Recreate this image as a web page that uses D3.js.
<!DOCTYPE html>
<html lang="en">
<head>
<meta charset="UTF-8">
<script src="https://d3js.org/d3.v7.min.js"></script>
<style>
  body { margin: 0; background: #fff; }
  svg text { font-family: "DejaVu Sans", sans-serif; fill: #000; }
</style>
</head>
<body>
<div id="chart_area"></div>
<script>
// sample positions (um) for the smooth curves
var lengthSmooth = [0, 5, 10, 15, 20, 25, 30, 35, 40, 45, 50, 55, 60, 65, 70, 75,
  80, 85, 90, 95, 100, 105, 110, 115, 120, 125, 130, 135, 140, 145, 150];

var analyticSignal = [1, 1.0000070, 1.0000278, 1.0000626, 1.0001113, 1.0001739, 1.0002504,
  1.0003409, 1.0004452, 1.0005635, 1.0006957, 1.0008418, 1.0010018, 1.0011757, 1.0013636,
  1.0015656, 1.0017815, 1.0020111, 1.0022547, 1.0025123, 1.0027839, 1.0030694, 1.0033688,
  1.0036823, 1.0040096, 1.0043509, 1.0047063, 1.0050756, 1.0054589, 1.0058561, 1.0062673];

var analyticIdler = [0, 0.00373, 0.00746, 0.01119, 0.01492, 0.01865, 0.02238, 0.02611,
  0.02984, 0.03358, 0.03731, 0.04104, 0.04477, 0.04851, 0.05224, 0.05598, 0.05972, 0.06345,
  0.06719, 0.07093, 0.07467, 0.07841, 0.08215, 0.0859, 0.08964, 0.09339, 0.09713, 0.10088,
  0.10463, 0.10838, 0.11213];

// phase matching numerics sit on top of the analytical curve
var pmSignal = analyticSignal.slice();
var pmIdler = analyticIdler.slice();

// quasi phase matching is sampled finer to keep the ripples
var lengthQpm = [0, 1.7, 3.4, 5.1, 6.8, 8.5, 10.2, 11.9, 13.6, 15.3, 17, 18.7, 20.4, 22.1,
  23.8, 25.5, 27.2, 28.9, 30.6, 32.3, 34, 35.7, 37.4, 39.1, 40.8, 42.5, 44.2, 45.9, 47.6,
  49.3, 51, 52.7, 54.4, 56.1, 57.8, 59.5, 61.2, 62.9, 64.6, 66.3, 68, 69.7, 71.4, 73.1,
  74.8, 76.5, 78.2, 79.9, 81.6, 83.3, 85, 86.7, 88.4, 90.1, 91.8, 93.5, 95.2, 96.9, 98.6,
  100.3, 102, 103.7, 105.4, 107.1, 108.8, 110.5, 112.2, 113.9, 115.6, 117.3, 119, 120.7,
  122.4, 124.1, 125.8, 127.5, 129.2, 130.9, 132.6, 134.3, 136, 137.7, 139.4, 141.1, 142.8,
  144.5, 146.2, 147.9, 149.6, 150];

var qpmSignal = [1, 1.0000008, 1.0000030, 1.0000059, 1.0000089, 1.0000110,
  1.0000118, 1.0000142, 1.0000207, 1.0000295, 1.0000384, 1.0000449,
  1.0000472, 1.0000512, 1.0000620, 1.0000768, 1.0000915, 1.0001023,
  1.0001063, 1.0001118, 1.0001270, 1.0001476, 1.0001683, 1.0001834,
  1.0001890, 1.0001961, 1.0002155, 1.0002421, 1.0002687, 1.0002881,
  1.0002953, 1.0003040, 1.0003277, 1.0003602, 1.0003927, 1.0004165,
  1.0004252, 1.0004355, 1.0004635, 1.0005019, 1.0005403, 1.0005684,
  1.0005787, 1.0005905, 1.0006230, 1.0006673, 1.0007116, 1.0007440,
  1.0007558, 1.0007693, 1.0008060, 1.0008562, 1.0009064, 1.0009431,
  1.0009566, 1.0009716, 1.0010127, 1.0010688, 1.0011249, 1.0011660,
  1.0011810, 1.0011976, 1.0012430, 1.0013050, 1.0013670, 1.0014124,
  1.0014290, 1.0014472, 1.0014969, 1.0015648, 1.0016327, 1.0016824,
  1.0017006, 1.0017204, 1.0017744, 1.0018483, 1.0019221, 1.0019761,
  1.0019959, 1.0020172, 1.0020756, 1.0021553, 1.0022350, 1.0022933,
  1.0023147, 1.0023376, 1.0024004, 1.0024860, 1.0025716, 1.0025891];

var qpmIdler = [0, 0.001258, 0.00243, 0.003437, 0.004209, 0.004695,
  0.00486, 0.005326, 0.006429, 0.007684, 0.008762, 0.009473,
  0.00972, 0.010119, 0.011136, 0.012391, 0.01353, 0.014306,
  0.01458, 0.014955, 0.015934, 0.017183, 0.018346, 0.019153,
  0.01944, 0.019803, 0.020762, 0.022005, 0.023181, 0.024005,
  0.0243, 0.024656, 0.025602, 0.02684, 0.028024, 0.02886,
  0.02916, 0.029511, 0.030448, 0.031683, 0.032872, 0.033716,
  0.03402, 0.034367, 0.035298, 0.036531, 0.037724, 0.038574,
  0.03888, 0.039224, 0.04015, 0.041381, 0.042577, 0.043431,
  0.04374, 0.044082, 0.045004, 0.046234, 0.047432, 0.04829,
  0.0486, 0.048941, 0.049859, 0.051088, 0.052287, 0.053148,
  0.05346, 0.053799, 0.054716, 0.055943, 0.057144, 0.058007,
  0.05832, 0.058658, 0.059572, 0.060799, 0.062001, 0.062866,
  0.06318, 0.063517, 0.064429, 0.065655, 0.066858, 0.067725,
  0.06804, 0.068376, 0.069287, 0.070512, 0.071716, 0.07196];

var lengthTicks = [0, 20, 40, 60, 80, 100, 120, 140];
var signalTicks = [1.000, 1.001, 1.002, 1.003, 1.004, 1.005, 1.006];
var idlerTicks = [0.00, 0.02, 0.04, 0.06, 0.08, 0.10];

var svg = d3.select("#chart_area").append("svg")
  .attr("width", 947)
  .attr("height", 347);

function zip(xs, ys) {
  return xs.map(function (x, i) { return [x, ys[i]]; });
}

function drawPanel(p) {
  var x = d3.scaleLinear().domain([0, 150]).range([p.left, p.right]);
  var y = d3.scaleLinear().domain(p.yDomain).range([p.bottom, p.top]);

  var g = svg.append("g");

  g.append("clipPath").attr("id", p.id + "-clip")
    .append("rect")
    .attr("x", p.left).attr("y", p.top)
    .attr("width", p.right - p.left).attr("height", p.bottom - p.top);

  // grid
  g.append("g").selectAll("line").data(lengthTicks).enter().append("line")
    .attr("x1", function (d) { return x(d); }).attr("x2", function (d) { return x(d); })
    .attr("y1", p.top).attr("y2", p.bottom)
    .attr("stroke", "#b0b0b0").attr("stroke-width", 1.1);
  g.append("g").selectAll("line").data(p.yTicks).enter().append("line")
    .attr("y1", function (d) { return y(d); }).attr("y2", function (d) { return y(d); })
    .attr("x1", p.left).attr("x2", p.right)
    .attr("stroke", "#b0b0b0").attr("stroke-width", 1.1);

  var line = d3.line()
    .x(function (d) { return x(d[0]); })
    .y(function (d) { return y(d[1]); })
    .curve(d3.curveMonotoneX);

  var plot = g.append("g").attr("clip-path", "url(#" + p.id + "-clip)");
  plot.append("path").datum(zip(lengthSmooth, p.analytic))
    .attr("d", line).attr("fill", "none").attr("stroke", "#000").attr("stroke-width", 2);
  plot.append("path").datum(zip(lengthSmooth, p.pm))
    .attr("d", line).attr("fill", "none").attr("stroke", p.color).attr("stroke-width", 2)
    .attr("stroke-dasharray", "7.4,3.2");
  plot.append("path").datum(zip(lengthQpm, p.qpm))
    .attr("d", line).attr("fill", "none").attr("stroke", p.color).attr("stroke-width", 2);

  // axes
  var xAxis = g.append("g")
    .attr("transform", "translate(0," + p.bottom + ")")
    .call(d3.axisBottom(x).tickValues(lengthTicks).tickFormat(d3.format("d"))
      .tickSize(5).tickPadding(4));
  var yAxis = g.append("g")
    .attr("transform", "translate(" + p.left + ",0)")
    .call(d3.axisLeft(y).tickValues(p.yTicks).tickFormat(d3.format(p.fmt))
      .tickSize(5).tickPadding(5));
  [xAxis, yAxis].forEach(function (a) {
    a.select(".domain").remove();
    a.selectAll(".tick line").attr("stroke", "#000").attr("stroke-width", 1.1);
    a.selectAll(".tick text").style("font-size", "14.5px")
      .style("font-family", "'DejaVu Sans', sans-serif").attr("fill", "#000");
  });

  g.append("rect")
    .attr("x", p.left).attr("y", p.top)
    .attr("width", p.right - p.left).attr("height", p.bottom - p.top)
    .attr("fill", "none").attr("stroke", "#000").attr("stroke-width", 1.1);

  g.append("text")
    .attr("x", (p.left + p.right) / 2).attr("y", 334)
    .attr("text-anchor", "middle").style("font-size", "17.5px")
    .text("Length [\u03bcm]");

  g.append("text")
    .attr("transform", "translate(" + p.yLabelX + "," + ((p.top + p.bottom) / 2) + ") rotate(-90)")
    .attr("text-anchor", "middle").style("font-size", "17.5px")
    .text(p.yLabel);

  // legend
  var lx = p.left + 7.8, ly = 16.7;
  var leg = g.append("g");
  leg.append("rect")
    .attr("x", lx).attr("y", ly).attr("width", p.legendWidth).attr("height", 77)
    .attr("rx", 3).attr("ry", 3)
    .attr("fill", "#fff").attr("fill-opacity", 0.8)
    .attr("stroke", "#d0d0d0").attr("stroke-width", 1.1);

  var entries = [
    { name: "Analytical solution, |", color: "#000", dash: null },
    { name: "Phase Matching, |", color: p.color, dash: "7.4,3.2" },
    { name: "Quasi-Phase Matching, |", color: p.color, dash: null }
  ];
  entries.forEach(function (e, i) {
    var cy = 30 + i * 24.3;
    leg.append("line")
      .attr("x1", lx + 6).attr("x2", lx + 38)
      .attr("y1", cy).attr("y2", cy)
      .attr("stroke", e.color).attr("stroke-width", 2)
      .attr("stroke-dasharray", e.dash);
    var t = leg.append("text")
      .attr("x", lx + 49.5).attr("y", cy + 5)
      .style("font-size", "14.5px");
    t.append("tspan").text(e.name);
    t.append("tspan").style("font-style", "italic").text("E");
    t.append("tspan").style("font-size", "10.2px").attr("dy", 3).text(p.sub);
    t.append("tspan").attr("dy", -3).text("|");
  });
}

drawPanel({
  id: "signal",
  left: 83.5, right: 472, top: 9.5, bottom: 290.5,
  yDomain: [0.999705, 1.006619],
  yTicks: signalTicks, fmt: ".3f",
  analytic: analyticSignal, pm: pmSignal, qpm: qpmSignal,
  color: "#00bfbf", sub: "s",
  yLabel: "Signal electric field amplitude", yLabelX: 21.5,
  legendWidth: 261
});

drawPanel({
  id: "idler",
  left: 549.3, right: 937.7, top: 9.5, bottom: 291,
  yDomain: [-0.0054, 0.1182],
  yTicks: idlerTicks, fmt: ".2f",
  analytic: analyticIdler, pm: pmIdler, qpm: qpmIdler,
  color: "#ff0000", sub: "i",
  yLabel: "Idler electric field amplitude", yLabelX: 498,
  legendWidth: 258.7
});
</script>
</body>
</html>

What is required: Retype only the lines running from the top of the listing to the line that holds "1.0054589, 1.0058561, 1.0062673];", both ends included.

Task answer:
Recreate this image as a web page that uses D3.js.
<!DOCTYPE html>
<html lang="en">
<head>
<meta charset="UTF-8">
<script src="https://d3js.org/d3.v7.min.js"></script>
<style>
  body { margin: 0; background: #fff; }
  svg text { font-family: "DejaVu Sans", sans-serif; fill: #000; }
</style>
</head>
<body>
<div id="chart_area"></div>
<script>
// sample positions (um) for the smooth curves
var lengthSmooth = [0, 5, 10, 15, 20, 25, 30, 35, 40, 45, 50, 55, 60, 65, 70, 75,
  80, 85, 90, 95, 100, 105, 110, 115, 120, 125, 130, 135, 140, 145, 150];

var analyticSignal = [1, 1.0000070, 1.0000278, 1.0000626, 1.0001113, 1.0001739, 1.0002504,
  1.0003409, 1.0004452, 1.0005635, 1.0006957, 1.0008418, 1.0010018, 1.0011757, 1.0013636,
  1.0015656, 1.0017815, 1.0020111, 1.0022547, 1.0025123, 1.0027839, 1.0030694, 1.0033688,
  1.0036823, 1.0040096, 1.0043509, 1.0047063, 1.0050756, 1.0054589, 1.0058561, 1.0062673];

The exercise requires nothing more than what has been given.